What I was saying is if your rarefaction plots level off at where you are rarefying at (say leveling off at 2,000 sequences and you rarefy to 2,000 sequences) then you are sampling most of the community. In that case, rarefying and normalization will show similar results. Am I totally wrong about this Paul??
And, yes, as Paul pointed out I am being objective. I am not writing a paper on this. Thank you Paul for writing one using a solid statistical framework.
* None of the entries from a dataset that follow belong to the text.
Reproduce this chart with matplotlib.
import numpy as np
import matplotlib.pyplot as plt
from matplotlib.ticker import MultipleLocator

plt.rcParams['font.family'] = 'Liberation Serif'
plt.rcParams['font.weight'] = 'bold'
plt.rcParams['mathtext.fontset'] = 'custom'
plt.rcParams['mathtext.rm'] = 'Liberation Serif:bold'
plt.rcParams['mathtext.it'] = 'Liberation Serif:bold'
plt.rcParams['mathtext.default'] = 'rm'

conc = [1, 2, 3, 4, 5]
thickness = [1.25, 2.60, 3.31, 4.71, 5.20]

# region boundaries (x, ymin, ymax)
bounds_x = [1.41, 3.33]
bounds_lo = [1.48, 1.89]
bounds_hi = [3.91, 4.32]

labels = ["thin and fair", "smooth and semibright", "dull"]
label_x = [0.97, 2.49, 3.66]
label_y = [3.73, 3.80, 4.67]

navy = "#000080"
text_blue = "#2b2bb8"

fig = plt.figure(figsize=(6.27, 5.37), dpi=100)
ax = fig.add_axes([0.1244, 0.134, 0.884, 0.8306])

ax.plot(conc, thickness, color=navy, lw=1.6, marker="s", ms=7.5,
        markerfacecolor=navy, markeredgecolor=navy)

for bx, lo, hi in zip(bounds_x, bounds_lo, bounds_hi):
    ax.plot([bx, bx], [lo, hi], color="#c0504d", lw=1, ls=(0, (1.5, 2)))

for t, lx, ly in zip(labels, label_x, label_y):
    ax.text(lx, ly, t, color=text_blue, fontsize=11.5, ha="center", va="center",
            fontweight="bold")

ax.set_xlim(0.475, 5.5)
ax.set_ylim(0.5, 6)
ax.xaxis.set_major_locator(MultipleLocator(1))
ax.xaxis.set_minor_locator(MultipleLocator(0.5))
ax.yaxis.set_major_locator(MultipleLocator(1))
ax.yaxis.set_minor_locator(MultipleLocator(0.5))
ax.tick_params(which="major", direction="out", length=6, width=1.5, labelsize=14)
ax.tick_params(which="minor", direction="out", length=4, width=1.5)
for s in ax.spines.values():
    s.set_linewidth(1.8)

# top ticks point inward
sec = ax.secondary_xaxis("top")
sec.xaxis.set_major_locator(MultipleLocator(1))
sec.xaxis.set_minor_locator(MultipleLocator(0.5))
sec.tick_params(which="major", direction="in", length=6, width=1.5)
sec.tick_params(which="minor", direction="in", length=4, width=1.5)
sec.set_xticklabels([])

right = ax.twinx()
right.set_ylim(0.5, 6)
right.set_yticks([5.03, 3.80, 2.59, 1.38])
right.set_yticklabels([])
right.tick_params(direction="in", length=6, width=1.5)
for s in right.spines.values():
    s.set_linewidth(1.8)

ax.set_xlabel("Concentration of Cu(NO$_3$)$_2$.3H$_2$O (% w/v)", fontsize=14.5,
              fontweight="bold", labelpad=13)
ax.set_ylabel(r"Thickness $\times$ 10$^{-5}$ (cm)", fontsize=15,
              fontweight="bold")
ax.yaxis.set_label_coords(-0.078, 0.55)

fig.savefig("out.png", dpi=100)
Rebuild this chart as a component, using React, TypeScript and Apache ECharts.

Paul, can you comment on -- is using normalization ok if you have say 6 samples: sample1 = 3,000 sequences, sample 2 = 30,000 sequences, sample 3 = 300,000 sequences, sample 4 = 3,000,000, sample 5 = 100,000, sample 6 = 1,000,000 with samples 1-3 coming from lake 1 and samples 4-6 coming from lake 2? Or maybe instead of ok is it better to use than rarefaction in making inference about alpha-diversity, beta-diversity and relative abundance differences between the two lakes?
On R
I have used Phyloseq in R and it is quite useful in plotting data. I have used other R packages, and Primer-E as well as QIIME to complement one another. Primer-E however costs $$
For alpha-diversity I take my text file from
alpha_diversity.py -i SMP_uparse_614_taxa.biom -m chao1,PD_whole_tree,observed_species,shannon -o adiv_614.txt -t SMP_uparse.tre
and use R to make plots, and analyze the data. More options in R with making figures.
For beta-diversity, I convert my .biom file into a site x species matrix and use vegan to do statistical analyses, with my mapping file being used as the environmental data file. Remember the site x species and environmental data file need to have the same sampleID order. I have also played around with using Primer-E. What I find is that all of these programs have little differences that change the p-values, r2-values more so than simple permutations could (being objective again). AND, you have to be careful and think about what you are doing to make sure it is not an oversight on your part (OR a developer, things happen!) versus a simple statistical preference such as using permutations of raw data versus permutations of residuals (PERMDISP) I prefer to use both jaccard and unifrac distances, and use two programs to analyze my beta-diversity work to believe what I am finding. And, visualization of data is by far the most helpful in assessing if the stats are totally off. Phyloseq, using ggplot2, makes great beta-diversity plots. There are lots of other great things in Phyloseq too that help with data visualization.
For abundance, I have not used any other program other than QIIME, but am just getting into those official analyses.
Cheers,
Carly